• Problem: Search the material for the string "chart", then return every line where it is found.

• Data extract:
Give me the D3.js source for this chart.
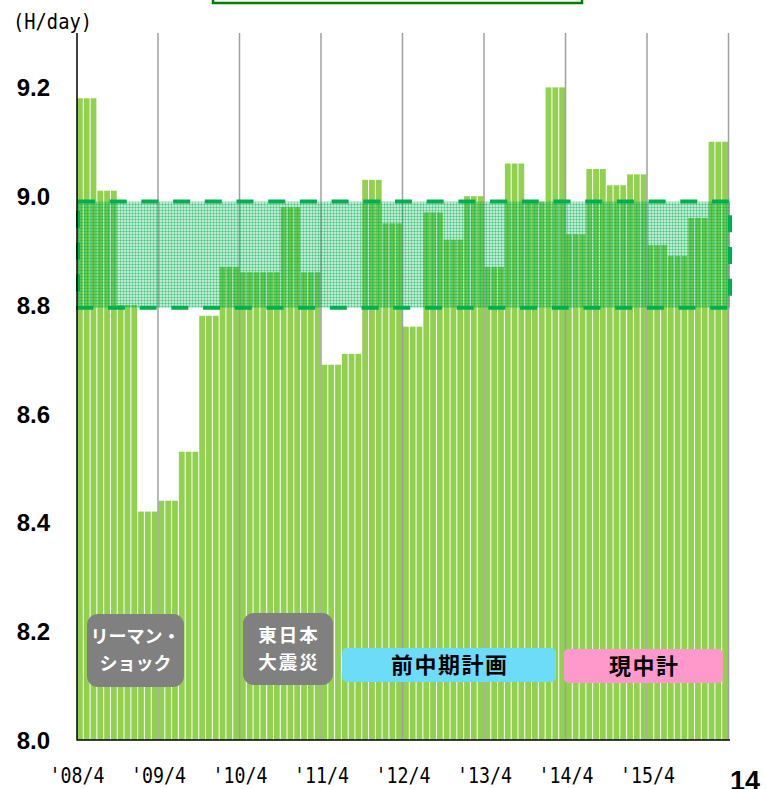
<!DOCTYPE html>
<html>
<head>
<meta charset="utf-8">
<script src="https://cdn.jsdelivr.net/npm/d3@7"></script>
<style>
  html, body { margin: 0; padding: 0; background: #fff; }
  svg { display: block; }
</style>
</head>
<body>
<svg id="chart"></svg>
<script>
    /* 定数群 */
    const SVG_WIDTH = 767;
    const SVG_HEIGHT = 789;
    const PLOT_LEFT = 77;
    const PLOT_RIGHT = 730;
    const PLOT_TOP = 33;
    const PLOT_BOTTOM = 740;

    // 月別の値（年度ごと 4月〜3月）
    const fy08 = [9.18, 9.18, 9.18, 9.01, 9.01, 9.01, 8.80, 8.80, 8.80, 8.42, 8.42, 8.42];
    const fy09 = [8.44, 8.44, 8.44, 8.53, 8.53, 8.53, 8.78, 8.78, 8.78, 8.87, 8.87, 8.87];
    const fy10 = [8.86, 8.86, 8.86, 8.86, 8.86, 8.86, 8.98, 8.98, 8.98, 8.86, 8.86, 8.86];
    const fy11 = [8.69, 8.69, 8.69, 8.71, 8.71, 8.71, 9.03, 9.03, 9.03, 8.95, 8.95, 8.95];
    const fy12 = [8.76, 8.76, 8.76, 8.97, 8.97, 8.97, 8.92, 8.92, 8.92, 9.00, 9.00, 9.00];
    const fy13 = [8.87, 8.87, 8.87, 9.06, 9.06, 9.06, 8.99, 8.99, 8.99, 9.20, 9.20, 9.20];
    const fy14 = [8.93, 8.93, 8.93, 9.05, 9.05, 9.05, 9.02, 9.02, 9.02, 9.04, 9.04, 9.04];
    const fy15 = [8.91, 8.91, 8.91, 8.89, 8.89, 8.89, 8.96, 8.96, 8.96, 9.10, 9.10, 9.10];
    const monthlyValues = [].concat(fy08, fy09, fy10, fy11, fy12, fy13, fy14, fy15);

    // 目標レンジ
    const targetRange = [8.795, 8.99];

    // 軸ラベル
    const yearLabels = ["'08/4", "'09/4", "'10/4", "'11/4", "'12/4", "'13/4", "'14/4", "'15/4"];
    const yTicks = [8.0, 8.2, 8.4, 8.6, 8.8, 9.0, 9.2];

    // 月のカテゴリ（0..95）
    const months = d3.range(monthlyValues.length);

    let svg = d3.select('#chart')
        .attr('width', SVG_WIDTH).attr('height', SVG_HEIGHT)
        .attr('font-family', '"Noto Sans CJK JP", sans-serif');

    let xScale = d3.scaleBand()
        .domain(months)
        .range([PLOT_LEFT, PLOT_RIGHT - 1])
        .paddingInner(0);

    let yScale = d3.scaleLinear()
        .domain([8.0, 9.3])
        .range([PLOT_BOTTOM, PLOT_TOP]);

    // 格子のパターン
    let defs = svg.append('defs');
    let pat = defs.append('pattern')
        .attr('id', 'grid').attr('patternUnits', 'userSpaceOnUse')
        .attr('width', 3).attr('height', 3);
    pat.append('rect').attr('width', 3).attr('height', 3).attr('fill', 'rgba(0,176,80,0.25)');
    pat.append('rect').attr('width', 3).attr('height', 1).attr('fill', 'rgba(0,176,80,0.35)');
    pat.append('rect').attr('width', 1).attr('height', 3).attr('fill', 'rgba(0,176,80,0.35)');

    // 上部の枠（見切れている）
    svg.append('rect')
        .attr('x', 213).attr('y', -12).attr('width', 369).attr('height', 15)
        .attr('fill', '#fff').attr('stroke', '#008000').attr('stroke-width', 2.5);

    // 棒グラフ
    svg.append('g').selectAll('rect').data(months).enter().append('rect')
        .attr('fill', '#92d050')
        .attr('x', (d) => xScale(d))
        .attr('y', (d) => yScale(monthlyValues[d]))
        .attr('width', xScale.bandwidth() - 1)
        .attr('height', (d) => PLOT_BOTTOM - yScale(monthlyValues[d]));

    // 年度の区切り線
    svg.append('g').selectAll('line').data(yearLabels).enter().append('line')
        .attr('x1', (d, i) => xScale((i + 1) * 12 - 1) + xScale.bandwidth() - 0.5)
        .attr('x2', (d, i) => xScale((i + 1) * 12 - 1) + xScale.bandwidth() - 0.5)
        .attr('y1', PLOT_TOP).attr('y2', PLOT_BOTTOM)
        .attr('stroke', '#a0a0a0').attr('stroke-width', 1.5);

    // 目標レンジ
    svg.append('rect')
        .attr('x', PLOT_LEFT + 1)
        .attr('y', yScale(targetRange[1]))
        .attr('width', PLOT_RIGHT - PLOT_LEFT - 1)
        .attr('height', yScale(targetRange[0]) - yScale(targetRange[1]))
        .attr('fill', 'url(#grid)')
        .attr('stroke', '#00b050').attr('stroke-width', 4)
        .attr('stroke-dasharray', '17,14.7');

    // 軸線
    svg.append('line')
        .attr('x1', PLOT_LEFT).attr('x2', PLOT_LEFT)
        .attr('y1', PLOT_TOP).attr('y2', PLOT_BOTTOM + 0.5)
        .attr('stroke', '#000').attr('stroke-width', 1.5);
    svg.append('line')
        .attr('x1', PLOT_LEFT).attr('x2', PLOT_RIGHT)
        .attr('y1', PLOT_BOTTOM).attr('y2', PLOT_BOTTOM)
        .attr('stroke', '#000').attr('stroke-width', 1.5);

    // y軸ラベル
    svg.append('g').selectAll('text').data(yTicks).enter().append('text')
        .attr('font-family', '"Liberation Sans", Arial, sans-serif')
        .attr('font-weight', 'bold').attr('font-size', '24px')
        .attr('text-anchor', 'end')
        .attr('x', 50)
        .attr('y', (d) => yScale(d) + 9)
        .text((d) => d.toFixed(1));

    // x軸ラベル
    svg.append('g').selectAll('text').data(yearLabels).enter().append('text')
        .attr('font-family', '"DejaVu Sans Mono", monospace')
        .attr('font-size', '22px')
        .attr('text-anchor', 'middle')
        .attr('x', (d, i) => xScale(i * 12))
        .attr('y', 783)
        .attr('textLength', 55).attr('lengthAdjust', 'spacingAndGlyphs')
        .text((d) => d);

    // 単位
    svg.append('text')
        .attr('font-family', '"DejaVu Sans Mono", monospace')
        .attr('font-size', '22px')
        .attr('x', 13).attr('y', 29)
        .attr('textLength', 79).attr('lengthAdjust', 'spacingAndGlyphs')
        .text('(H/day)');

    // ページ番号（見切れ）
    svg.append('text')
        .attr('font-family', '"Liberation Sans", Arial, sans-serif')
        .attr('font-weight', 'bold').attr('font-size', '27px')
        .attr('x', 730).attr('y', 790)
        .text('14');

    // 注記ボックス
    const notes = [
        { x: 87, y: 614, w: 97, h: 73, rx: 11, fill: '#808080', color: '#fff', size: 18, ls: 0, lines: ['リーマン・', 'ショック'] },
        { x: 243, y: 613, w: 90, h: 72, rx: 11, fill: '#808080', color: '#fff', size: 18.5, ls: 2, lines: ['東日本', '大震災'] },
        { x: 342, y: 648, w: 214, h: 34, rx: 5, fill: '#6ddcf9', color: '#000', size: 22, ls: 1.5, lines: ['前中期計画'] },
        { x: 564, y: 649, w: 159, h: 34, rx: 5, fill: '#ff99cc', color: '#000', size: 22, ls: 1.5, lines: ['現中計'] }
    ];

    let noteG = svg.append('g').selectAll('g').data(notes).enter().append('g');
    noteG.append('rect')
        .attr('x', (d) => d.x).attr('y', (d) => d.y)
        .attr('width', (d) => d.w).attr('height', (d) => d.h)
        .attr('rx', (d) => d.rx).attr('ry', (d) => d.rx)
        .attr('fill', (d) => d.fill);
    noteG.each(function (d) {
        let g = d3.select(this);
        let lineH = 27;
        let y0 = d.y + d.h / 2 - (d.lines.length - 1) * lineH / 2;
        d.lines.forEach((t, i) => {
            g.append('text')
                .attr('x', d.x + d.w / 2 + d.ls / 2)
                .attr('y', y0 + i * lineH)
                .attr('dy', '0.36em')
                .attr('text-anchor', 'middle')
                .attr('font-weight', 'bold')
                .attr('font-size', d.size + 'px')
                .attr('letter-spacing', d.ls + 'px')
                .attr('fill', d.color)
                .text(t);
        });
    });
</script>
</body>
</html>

• Answer to this problem:
Give me the D3.js source for this chart.
<svg id="chart"></svg>
    let svg = d3.select('#chart')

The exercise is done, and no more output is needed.